Data rows —
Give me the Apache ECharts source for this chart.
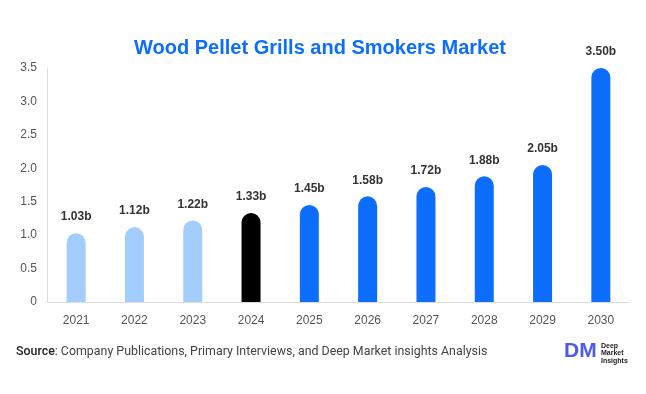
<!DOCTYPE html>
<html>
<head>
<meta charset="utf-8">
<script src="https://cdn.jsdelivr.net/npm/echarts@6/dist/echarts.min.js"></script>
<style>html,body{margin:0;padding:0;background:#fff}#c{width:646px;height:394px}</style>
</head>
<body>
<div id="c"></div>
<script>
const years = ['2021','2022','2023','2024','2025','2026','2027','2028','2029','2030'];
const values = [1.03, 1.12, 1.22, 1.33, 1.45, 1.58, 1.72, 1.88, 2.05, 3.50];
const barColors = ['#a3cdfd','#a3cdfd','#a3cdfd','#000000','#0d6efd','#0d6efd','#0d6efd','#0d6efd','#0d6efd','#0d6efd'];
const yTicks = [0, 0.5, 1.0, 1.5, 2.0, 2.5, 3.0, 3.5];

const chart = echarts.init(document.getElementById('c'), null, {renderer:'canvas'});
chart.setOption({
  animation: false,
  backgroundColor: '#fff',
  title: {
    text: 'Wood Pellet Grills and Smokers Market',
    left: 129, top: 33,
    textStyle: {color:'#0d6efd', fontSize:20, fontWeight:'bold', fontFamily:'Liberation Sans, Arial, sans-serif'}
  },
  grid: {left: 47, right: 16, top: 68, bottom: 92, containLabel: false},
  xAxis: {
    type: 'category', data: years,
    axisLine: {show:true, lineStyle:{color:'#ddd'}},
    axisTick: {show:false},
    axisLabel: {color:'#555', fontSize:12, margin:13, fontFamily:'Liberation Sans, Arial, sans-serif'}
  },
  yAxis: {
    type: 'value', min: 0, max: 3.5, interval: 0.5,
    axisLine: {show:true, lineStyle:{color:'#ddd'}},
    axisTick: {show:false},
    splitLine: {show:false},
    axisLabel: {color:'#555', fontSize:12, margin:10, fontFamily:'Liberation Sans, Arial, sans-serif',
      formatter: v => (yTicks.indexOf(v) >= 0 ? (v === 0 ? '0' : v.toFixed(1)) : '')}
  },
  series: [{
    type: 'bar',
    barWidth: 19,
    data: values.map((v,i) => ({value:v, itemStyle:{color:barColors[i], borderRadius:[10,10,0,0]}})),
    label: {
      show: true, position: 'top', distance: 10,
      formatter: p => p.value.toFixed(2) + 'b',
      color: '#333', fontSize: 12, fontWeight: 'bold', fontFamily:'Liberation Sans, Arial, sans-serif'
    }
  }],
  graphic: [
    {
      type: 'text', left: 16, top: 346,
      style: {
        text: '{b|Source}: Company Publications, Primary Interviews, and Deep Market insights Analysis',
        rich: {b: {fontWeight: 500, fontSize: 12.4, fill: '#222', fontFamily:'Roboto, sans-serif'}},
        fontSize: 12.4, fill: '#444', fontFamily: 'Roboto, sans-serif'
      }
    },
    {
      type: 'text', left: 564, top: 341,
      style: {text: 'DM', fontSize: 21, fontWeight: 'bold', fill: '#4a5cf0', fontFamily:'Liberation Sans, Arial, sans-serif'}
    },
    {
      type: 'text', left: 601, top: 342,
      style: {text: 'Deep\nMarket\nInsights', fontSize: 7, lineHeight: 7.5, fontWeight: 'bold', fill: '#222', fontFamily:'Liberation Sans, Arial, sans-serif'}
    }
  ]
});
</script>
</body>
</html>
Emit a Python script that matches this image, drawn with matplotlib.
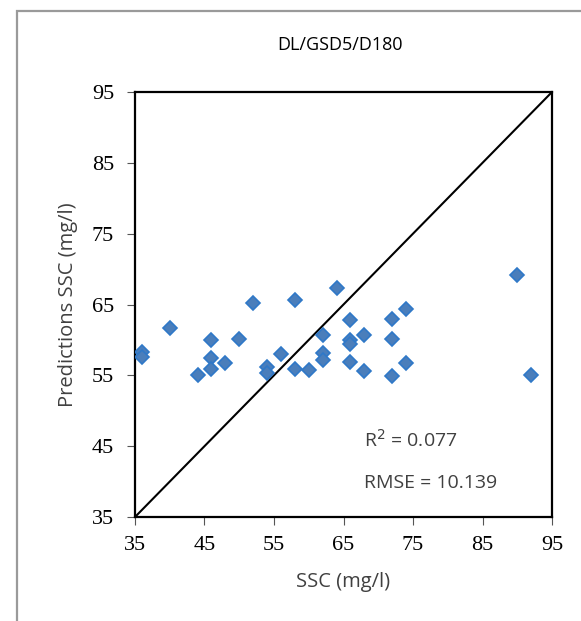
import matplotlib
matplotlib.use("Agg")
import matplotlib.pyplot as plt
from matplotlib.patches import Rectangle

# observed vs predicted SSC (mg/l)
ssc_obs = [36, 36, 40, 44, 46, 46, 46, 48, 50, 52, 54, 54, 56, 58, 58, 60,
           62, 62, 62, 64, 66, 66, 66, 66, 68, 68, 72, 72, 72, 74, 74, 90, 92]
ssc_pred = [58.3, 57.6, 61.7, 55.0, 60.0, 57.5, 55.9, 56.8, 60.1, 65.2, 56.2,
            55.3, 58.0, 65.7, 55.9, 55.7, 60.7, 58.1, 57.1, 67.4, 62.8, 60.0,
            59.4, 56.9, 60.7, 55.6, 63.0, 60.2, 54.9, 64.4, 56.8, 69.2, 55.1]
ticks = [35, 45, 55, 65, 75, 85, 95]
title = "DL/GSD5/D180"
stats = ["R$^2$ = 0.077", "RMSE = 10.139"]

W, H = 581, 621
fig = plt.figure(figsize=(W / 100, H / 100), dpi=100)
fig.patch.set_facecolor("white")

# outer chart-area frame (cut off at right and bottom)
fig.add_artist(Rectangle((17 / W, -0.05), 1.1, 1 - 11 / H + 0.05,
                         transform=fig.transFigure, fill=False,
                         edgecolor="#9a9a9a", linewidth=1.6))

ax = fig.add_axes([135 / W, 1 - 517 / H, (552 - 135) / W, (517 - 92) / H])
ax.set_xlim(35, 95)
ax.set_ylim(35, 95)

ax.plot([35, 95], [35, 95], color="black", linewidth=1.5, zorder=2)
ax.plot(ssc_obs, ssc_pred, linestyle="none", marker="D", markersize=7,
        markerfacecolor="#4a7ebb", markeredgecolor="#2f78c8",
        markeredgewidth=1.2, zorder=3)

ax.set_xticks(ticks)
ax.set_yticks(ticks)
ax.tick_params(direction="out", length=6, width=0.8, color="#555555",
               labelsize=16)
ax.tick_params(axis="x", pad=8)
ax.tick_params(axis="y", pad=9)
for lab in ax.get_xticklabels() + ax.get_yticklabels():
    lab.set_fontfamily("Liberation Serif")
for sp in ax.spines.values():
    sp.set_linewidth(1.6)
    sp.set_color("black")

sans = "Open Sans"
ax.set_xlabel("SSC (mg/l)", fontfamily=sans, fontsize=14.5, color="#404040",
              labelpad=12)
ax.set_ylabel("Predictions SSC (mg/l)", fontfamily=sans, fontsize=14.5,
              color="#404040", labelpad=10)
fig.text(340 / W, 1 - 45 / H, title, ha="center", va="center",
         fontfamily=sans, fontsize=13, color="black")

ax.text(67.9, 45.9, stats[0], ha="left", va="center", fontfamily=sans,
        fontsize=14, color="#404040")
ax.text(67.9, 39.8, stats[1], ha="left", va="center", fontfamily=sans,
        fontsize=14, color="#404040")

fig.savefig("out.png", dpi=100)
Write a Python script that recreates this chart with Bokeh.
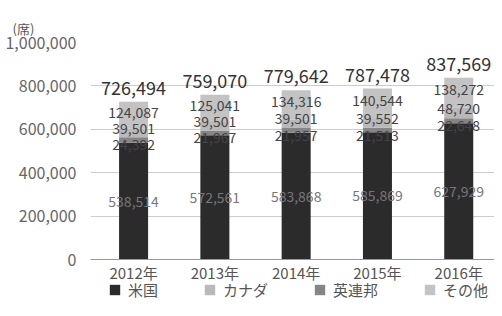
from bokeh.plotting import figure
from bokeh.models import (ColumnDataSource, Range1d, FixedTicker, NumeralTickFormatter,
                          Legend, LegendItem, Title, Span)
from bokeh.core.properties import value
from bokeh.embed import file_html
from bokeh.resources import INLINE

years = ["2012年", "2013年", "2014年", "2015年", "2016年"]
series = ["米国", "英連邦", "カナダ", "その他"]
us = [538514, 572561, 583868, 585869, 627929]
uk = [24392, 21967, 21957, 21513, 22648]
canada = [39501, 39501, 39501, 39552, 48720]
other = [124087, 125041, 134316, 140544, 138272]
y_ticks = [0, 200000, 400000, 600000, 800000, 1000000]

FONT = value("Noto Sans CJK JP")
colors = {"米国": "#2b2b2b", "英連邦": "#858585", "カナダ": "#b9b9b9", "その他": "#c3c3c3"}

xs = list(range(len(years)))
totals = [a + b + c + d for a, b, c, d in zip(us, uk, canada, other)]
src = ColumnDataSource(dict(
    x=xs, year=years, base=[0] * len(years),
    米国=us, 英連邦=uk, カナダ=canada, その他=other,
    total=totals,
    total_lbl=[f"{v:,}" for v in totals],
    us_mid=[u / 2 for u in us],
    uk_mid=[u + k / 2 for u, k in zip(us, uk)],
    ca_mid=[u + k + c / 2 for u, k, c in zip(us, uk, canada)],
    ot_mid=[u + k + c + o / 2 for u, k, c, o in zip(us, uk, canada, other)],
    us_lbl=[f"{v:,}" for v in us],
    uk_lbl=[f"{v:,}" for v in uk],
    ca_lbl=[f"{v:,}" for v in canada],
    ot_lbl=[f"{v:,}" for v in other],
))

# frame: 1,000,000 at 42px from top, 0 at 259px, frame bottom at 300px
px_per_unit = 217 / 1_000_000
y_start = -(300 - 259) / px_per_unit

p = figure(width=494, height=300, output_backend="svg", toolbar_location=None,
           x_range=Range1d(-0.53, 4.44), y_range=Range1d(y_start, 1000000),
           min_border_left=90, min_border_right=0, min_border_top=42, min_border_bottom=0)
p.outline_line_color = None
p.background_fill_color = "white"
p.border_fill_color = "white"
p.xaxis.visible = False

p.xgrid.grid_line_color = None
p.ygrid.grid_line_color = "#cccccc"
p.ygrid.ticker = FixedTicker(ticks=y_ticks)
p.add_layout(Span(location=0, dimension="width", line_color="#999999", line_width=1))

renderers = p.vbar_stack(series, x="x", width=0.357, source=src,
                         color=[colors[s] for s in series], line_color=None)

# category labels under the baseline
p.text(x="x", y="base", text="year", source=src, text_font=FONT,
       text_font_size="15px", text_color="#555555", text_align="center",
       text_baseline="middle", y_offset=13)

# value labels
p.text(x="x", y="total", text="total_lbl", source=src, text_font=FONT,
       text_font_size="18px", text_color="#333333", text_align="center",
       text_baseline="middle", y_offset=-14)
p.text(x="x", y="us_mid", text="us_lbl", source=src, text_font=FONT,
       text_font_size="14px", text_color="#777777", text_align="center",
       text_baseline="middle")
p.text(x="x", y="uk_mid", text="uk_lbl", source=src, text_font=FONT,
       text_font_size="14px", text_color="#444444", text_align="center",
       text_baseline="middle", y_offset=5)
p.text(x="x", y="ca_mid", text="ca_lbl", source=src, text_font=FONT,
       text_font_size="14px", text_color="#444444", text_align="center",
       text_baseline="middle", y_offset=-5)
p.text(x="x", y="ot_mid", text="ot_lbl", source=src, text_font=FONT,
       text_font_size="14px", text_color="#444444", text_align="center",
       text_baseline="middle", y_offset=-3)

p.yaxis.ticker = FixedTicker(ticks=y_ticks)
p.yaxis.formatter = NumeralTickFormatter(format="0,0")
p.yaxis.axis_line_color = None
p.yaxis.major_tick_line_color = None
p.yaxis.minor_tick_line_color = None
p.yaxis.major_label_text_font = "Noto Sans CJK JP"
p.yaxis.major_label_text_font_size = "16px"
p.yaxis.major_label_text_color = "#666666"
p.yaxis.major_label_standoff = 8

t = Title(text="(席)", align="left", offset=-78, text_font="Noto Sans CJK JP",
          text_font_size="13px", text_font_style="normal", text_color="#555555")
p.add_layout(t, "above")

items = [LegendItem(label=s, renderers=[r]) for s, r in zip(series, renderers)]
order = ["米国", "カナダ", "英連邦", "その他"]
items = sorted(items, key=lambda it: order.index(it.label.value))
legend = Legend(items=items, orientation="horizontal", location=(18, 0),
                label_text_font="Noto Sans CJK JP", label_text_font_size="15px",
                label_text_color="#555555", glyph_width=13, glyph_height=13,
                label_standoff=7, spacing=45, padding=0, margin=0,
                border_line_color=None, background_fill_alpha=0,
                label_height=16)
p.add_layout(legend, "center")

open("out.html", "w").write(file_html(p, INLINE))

Task to carry out —
Print out, exactly and with nothing added, the lines starting at the line holding "Write a Python" and ending at the line holding "color=[colors[s] for s", minus any pictures.

Answer in full —
Write a Python script that recreates this chart with Bokeh.
from bokeh.plotting import figure
from bokeh.models import (ColumnDataSource, Range1d, FixedTicker, NumeralTickFormatter,
                          Legend, LegendItem, Title, Span)
from bokeh.core.properties import value
from bokeh.embed import file_html
from bokeh.resources import INLINE

years = ["2012年", "2013年", "2014年", "2015年", "2016年"]
series = ["米国", "英連邦", "カナダ", "その他"]
us = [538514, 572561, 583868, 585869, 627929]
uk = [24392, 21967, 21957, 21513, 22648]
canada = [39501, 39501, 39501, 39552, 48720]
other = [124087, 125041, 134316, 140544, 138272]
y_ticks = [0, 200000, 400000, 600000, 800000, 1000000]

FONT = value("Noto Sans CJK JP")
colors = {"米国": "#2b2b2b", "英連邦": "#858585", "カナダ": "#b9b9b9", "その他": "#c3c3c3"}

xs = list(range(len(years)))
totals = [a + b + c + d for a, b, c, d in zip(us, uk, canada, other)]
src = ColumnDataSource(dict(
    x=xs, year=years, base=[0] * len(years),
    米国=us, 英連邦=uk, カナダ=canada, その他=other,
    total=totals,
    total_lbl=[f"{v:,}" for v in totals],
    us_mid=[u / 2 for u in us],
    uk_mid=[u + k / 2 for u, k in zip(us, uk)],
    ca_mid=[u + k + c / 2 for u, k, c in zip(us, uk, canada)],
    ot_mid=[u + k + c + o / 2 for u, k, c, o in zip(us, uk, canada, other)],
    us_lbl=[f"{v:,}" for v in us],
    uk_lbl=[f"{v:,}" for v in uk],
    ca_lbl=[f"{v:,}" for v in canada],
    ot_lbl=[f"{v:,}" for v in other],
))

# frame: 1,000,000 at 42px from top, 0 at 259px, frame bottom at 300px
px_per_unit = 217 / 1_000_000
y_start = -(300 - 259) / px_per_unit

p = figure(width=494, height=300, output_backend="svg", toolbar_location=None,
           x_range=Range1d(-0.53, 4.44), y_range=Range1d(y_start, 1000000),
           min_border_left=90, min_border_right=0, min_border_top=42, min_border_bottom=0)
p.outline_line_color = None
p.background_fill_color = "white"
p.border_fill_color = "white"
p.xaxis.visible = False

p.xgrid.grid_line_color = None
p.ygrid.grid_line_color = "#cccccc"
p.ygrid.ticker = FixedTicker(ticks=y_ticks)
p.add_layout(Span(location=0, dimension="width", line_color="#999999", line_width=1))

renderers = p.vbar_stack(series, x="x", width=0.357, source=src,
                         color=[colors[s] for s in series], line_color=None)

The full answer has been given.